* _DATA FOR PROCESSING_:
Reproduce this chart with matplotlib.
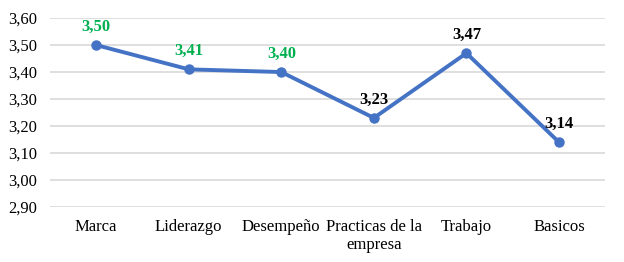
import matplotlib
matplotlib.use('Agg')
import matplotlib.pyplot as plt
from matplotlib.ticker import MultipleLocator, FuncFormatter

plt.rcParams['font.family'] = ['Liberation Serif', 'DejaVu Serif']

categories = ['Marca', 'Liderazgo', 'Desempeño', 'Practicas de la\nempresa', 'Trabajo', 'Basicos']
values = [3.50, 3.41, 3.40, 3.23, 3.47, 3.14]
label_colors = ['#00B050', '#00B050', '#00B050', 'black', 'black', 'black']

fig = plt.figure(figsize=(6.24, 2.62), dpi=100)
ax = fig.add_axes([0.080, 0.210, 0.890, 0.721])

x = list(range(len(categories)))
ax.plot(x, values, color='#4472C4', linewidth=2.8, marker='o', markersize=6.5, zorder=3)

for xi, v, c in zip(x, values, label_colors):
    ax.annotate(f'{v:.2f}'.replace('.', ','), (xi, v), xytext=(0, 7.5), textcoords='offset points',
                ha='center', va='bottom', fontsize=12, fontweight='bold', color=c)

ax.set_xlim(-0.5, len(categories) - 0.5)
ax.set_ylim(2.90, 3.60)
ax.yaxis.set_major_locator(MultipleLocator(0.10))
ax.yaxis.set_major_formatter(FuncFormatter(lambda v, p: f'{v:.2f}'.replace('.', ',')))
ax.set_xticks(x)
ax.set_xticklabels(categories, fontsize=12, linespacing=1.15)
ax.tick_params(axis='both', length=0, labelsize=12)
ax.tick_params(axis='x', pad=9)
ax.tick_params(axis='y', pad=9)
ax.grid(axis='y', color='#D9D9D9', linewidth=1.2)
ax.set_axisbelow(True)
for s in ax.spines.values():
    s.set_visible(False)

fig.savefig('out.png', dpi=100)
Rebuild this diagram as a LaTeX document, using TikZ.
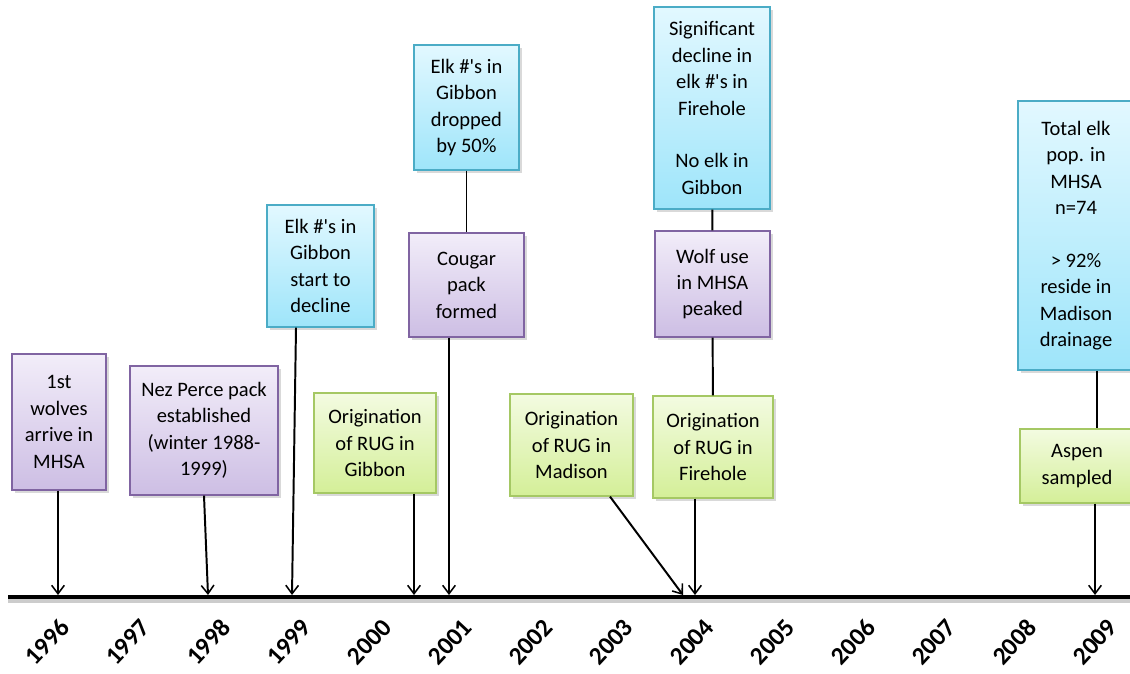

* _OBJECTIVE_:
Give back the whole listing as it stands, minus its pictures.

* _THE RESPONSE_:
Reproduce this chart with matplotlib.
import matplotlib
matplotlib.use('Agg')
import matplotlib.pyplot as plt
from matplotlib.ticker import MultipleLocator, FuncFormatter

plt.rcParams['font.family'] = ['Liberation Serif', 'DejaVu Serif']

categories = ['Marca', 'Liderazgo', 'Desempeño', 'Practicas de la\nempresa', 'Trabajo', 'Basicos']
values = [3.50, 3.41, 3.40, 3.23, 3.47, 3.14]
label_colors = ['#00B050', '#00B050', '#00B050', 'black', 'black', 'black']

fig = plt.figure(figsize=(6.24, 2.62), dpi=100)
ax = fig.add_axes([0.080, 0.210, 0.890, 0.721])

x = list(range(len(categories)))
ax.plot(x, values, color='#4472C4', linewidth=2.8, marker='o', markersize=6.5, zorder=3)

for xi, v, c in zip(x, values, label_colors):
    ax.annotate(f'{v:.2f}'.replace('.', ','), (xi, v), xytext=(0, 7.5), textcoords='offset points',
                ha='center', va='bottom', fontsize=12, fontweight='bold', color=c)

ax.set_xlim(-0.5, len(categories) - 0.5)
ax.set_ylim(2.90, 3.60)
ax.yaxis.set_major_locator(MultipleLocator(0.10))
ax.yaxis.set_major_formatter(FuncFormatter(lambda v, p: f'{v:.2f}'.replace('.', ',')))
ax.set_xticks(x)
ax.set_xticklabels(categories, fontsize=12, linespacing=1.15)
ax.tick_params(axis='both', length=0, labelsize=12)
ax.tick_params(axis='x', pad=9)
ax.tick_params(axis='y', pad=9)
ax.grid(axis='y', color='#D9D9D9', linewidth=1.2)
ax.set_axisbelow(True)
for s in ax.spines.values():
    s.set_visible(False)

fig.savefig('out.png', dpi=100)
Rebuild this diagram as a LaTeX document, using TikZ.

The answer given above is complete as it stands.